Диалектическое познание, которое развивает органически переход к другому, объединяет анализ и синтез, выводит различное из общего, что переводит познание на рельсы подлинной конкретности. Различие не представляет уже эмпирического приложения к всеобщему, но выражает его внутреннее разнообразие, опосредованное и развитое мышлением. «Это поистине синтетическое движение вперед есть переход от общего к единоличному, именно — к определенному в себе и для себя или к единству предмета внутри себя самого, поскольку предмет в своих существенных реальных определениях выходит из себя и различается. Но вполне несовершенное обычное движение в других науках допускается тогда, когда началом, правда, служит общее, но переход от него к единичному и конкретному есть лишь приложение общего к привходящему откуда-то извне материалу; собственное же движение идеи есть таким образом некоторая эмпирическая прибавка»68.

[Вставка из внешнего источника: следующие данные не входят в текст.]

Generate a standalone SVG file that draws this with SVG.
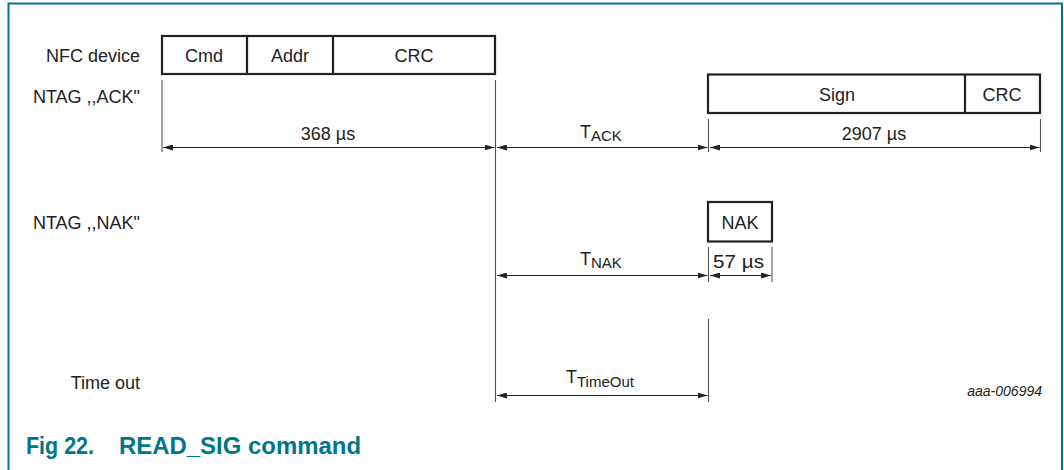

Синтетическое познание, которое вырастает органически из аналитического, представляет такое движение вперед, совершающееся в единстве предмета, «поскольку последний в своих существенных реальных определениях выходит из себя и различается». Мышление Маркса представляет непревзойденный пример такого синтетического движения, которое из первичной социальной клеточки капитализма имманентно развивает все присущие ему противоречия, начиная от более простых и кончая всей полнотой присущих ему противоречий.

Логическая структура Марксовой экономики представляет глубок конкретное материалистическое применение Гегелевской логики к экономке капитализма. Действительно, развивающееся движение вперед от простейшей формы товара в Марксовом анализе капитализма вырастает в развернутую полноту форм, богатых и содержательных форм, что вполне отвечает Гегелевскому пониманию процесса познания. Гегель же определяет процесс познания, как движение вперед от простейших определенностей к все более богатым и конкретным. «Познание движется от содержания к содержанию. Прежде всего это движение вперед определяет себя так, что оно начинается с простых определенностей и что следующие за ними становятся все богаче и конкретнее. Результат содержит в себе свое начало, и движение последнего обогатило его некоторой новой определенностью. Общее составляет основу: вследствие того движение вперед не должно быть принимаемо за некоторое течение от некоторого другого к некоторому другому. Понятие в абстрактном методе сохраняется в своем инобытии, общее — в своем порознении, в суждении и реальности. На каждой ступени дальнейшего определения воздвигается вся масса его предшествующего содержания и через [# 133] свой диалектический ход вперед не только ничего не теряет и не оставляет позади себя, но несет за собой все приобретенное и обогащает и сгущает себя в себе»69. Ленин по поводу этих положений замечает, что они «очень недурно подводят своего рода итог тому, что такое диалектика»70. Именно в подобном понимании хода познания Ленин видит истинный смысл Гегелевской логики. Ленин привлекает экономический анализ Маркса для освещения и пояснения этого смысла. «Как простая форма стоимости, отдельный акт обмена одного, данного товара на другой, уже включает в себя в неразвернутой форме все главные противоречия капитализма, так уже самое простое обобщение, первое и простейшее образование понятий (суждений, заключений и т. д.) означает познание человека все более и более глубокой объективной связи мира. Здесь надо искать истинного смысла значения и роли Гегелевской логики»71.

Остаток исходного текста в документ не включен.